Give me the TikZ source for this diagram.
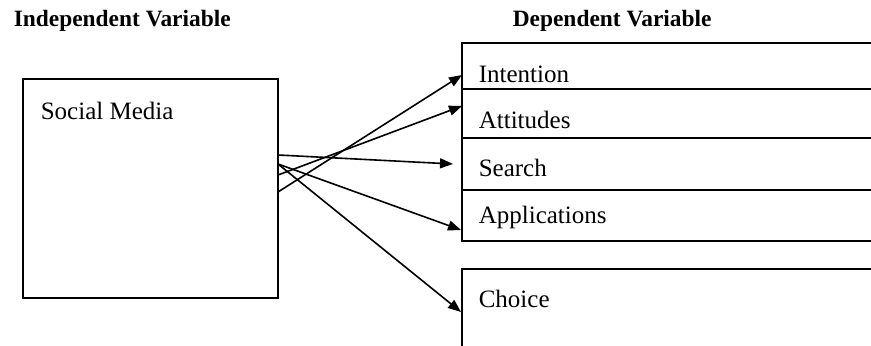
\documentclass[tikz,border=0pt]{standalone}
\usepackage{fontspec}
\setmainfont{Liberation Serif}
\usepackage{tikz}
\usetikzlibrary{arrows.meta}

\tikzset{
  heading/.style={anchor=base west,inner sep=0pt,font=\fontsize{11.7}{14}\selectfont\bfseries},
  label/.style={anchor=base west,inner sep=0pt,font=\fontsize{12.5}{15}\selectfont},
  link/.style={-{Triangle[length=6.5pt,width=5pt]}}
}

\begin{document}
\begin{tikzpicture}[x=0.5pt,y=-0.5pt,line width=0.8pt]
\useasboundingbox (0,0) rectangle (871,346);
% headings
\node (iv) at (13,27) [heading] {Independent Variable};
\node (dv) at (512,27) [heading] {Dependent Variable};
% left box
\draw (23,79) rectangle (278,298);
\node (sm) at (40,120) [label] {Social Media};
% right column
\draw (890,43) -- (462,43) -- (462,241) -- (890,241);
\draw (462,89) -- (890,89);
\draw (462,138) -- (890,138);
\draw (462,190) -- (890,190);
\draw (890,269) -- (462,269) -- (462,360);
\node (int) at (478,83) [label] {Intention};
\node (att) at (478,129) [label] {Attitudes};
\node (sea) at (478,177) [label] {Search};
\node (app) at (478,224) [label] {Applications};
\node (cho) at (478,308) [label] {Choice};
% arrow ends
\coordinate (s1) at (278,155);
\coordinate (s2) at (278,164);
\coordinate (s3) at (278,175);
\coordinate (s4) at (278,192);
\coordinate (e1) at (462,75);
\coordinate (e2) at (462,106);
\coordinate (e3) at (453,164);
\coordinate (e4) at (461,230);
\coordinate (e5) at (461,312);
\draw [link] (s4) -- (e1);
\draw [link] (s3) -- (e2);
\draw [link] (s1) -- (e3);
\draw [link] (s2) -- (e4);
\draw [link] (s2) -- (e5);
\end{tikzpicture}
\end{document}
....
• YOUR TASK:
Could you repeat all of the material exactly? Pictures should not be copied.

• REPLY TO THE TASK:
Give me the TikZ source for this diagram.
\documentclass[tikz,border=0pt]{standalone}
\usepackage{fontspec}
\setmainfont{Liberation Serif}
\usepackage{tikz}
\usetikzlibrary{arrows.meta}

\tikzset{
  heading/.style={anchor=base west,inner sep=0pt,font=\fontsize{11.7}{14}\selectfont\bfseries},
  label/.style={anchor=base west,inner sep=0pt,font=\fontsize{12.5}{15}\selectfont},
  link/.style={-{Triangle[length=6.5pt,width=5pt]}}
}

\begin{document}
\begin{tikzpicture}[x=0.5pt,y=-0.5pt,line width=0.8pt]
\useasboundingbox (0,0) rectangle (871,346);
% headings
\node (iv) at (13,27) [heading] {Independent Variable};
\node (dv) at (512,27) [heading] {Dependent Variable};
% left box
\draw (23,79) rectangle (278,298);
\node (sm) at (40,120) [label] {Social Media};
% right column
\draw (890,43) -- (462,43) -- (462,241) -- (890,241);
\draw (462,89) -- (890,89);
\draw (462,138) -- (890,138);
\draw (462,190) -- (890,190);
\draw (890,269) -- (462,269) -- (462,360);
\node (int) at (478,83) [label] {Intention};
\node (att) at (478,129) [label] {Attitudes};
\node (sea) at (478,177) [label] {Search};
\node (app) at (478,224) [label] {Applications};
\node (cho) at (478,308) [label] {Choice};
% arrow ends
\coordinate (s1) at (278,155);
\coordinate (s2) at (278,164);
\coordinate (s3) at (278,175);
\coordinate (s4) at (278,192);
\coordinate (e1) at (462,75);
\coordinate (e2) at (462,106);
\coordinate (e3) at (453,164);
\coordinate (e4) at (461,230);
\coordinate (e5) at (461,312);
\draw [link] (s4) -- (e1);
\draw [link] (s3) -- (e2);
\draw [link] (s1) -- (e3);
\draw [link] (s2) -- (e4);
\draw [link] (s2) -- (e5);
\end{tikzpicture}
\end{document}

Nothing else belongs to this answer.